O racismo funciona como uma técnica bem articulada de desidratação das humanidades. As suas prerrogativas encontram sentido no mais profundo ambiente hostil e fantasmagórico, na construção do outro, enquanto carne abjeta, infame e suscetível ao extermínio, simbólico ou não. A distinção entre carne e corpo fica evidente nos contornos do racismo que, a partir de suas técnicas sofisticadas de subordinação, constrói teias pelas quais se entrelaçam presenças políticas desfazendo as suas potencialidades. A carne, em distinção ao corpo, está exposta, transmutada em alvo e facilmente consumida pelas políticas discriminatórias. Desfazer o corpo, em nome da produção da carne, é um dos propósitos mais vis do racismo, bem como das demais estruturas de violação, como a ciseterobrutalidade — sistema político que demarca as trincheiras do humano na ciseteronorma e que banaliza as vidas de sujeitos LGBTQIAPN+ —, o capacitismo e o classicismo, por exemplo.
Há, nas atmosferas político-sociais que aventam os princípios modernos e coloniais do racismo antinegro, uma posição de alerta e de controle às manifestações de autonomia, prazer, liberdade, consciência e agrupamento de sujeitos negros.
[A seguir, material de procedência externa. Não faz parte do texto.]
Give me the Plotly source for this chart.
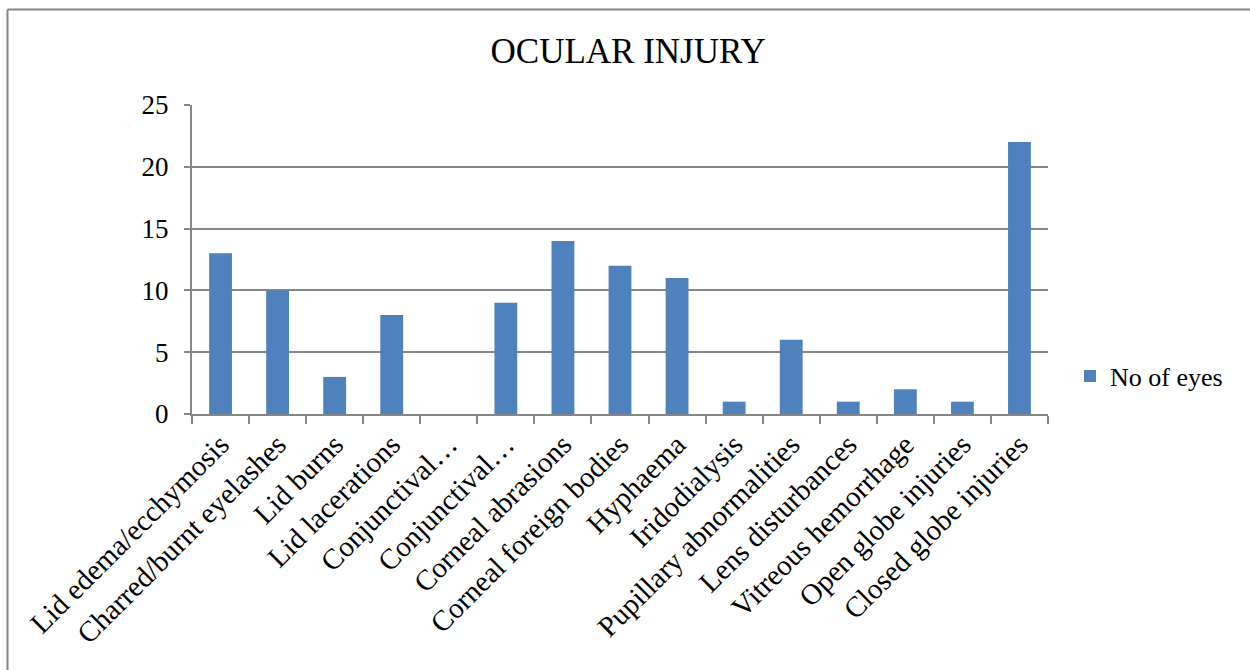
import plotly.graph_objects as go

categories = [
    "Lid edema/ecchymosis",
    "Charred/burnt eyelashes",
    "Lid burns",
    "Lid lacerations",
    "Conjunctival hemorrhage",
    "Conjunctival chemosis",
    "Corneal abrasions",
    "Corneal foreign bodies",
    "Hyphaema",
    "Iridodialysis",
    "Pupillary abnormalities",
    "Lens disturbances",
    "Vitreous hemorrhage",
    "Open globe injuries",
    "Closed globe injuries",
]
tick_labels = [
    "Lid edema/ecchymosis",
    "Charred/burnt eyelashes",
    "Lid burns",
    "Lid lacerations",
    "Conjunctival…",
    "Conjunctival…",
    "Corneal abrasions",
    "Corneal foreign bodies",
    "Hyphaema",
    "Iridodialysis",
    "Pupillary abnormalities",
    "Lens disturbances",
    "Vitreous hemorrhage",
    "Open globe injuries",
    "Closed globe injuries",
]
no_of_eyes = [13, 10, 3, 8, 0, 9, 14, 12, 11, 1, 6, 1, 2, 1, 22]
y_ticks = [0, 5, 10, 15, 20, 25]

FONT = "Liberation Serif, Times New Roman, serif"
GRID = "#868686"

fig = go.Figure()
fig.add_trace(go.Bar(
    x=categories, y=no_of_eyes, name="No of eyes",
    marker=dict(color="#4F81BD", line=dict(width=0)),
    showlegend=True,
))

fig.update_layout(
    width=1250, height=670,
    margin=dict(l=192, r=202, t=105, b=256, autoexpand=False),
    paper_bgcolor="white", plot_bgcolor="white",
    font=dict(family=FONT, color="black"),
    title=dict(text="OCULAR INJURY", x=0.5025, xref="container", xanchor="center",
               y=1 - 51 / 670, yref="container", yanchor="middle",
               font=dict(family=FONT, size=35, color="black")),
    bargap=0.6,
    showlegend=True,
    legend=dict(x=(1070 - 192) / 856, xanchor="left", y=0.123, yanchor="middle",
                font=dict(family=FONT, size=26, color="black"),
                bgcolor="rgba(0,0,0,0)", itemwidth=30),
    xaxis=dict(
        type="category", categoryorder="array", categoryarray=categories,
        tickmode="array", tickvals=categories, ticktext=tick_labels,
        tickangle=-45, tickfont=dict(family=FONT, size=29, color="black"),
        showline=True, linecolor=GRID, linewidth=2,
        ticks="outside", tickson="boundaries", ticklen=8, tickcolor=GRID, tickwidth=2,
        showgrid=False, range=[-0.5, 14.5], automargin=False,
    ),
    yaxis=dict(
        range=[0, 25], tickmode="array", tickvals=y_ticks,
        tickfont=dict(family=FONT, size=27, color="black"),
        showline=True, linecolor=GRID, linewidth=2,
        ticks="outside", ticklen=6, tickcolor=GRID, tickwidth=2,
        showgrid=True, gridcolor=GRID, gridwidth=2,
        zeroline=False, ticklabelstandoff=10, automargin=False,
    ),
    shapes=[
        dict(type="line", xref="paper", yref="paper",
             x0=(7.5 - 192) / 856, x1=2.0, y0=(414 - 9.5) / 309, y1=(414 - 9.5) / 309,
             line=dict(color=GRID, width=2)),
        dict(type="line", xref="paper", yref="paper",
             x0=(7.5 - 192) / 856, x1=(7.5 - 192) / 856, y0=(414 - 9.5) / 309, y1=-2.0,
             line=dict(color=GRID, width=2)),
    ],
)

fig.write_html("out.html", config={"displayModeBar": False},
               post_script="document.body.style.margin='0px';")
Essa posição está diretamente ligada à gramática colonial que não suporta a presença de sujeitos negros desarticulada das narrativas de subordinação. O processo de racialização, por ser normativo e ideológico, apresenta caráter pedagógico. Isso quer dizer que, no fim das contas, aprendemos, todos/as sem exceção, a observar a realidade, o corpo e as relações por meio das métricas da brancura ciseterobrutal. Logo, ora sujeitos negros aprendem a compreender a si mesmos pelas métricas da hipersexualização, ora tentam evadir desse lugar, mas assumindo outra cadência de percepção: a despotencialização do corpo. Aqui estamos diante de dois processos orquestrados pelo racismo antinegro: hipersexualização e despotencialização. Ambas as estruturas são circunscritas pelo interesse de fechar o cerco da humanidade nos limites da brancura. Logo, aos sujeitos negros resta, no cenário imagético, político e normativo, a objetificação do seu corpo que, tornado carne, serve para o prazer, mas não pode ter prazer.
Há, nesses termos, um circuito destrutivo que se ancora na comparação entre a humanidade, lugar de afirmação das potencialidades, e a desumanidade que, em termos multiarticulados, não pode ser nada além de carne. Ocorre que as perspectivas antirracistas e contrárias aos sistemas de violação naturalizados pela memória colonial estão interessadas em corroer todas as práticas, lógicas e sentidos que naturalizam o rechaçamento de corpos, intelectualidades e potências negras; rechaçamento que assume as premissas pornográficas do processo de colonização, isto é, a exposição radical e esvaziada de humanidade dos sujeitos lidos como dissidentes. Em contraponto às políticas de extermínio e sua fetichização pornográfica do corpo, assumimos uma ético-erótica, isto é, a forma política de contestação da imagem pública de objetificação dos corpos, prazer e potencialidades negras, a fim de que sejamos capazes de romper com os estatutos que borram, em nome da norma, as possibilidades de existir, de nos amar e de, nessa política do afeto e da aliança, nos reconhecer, de fato.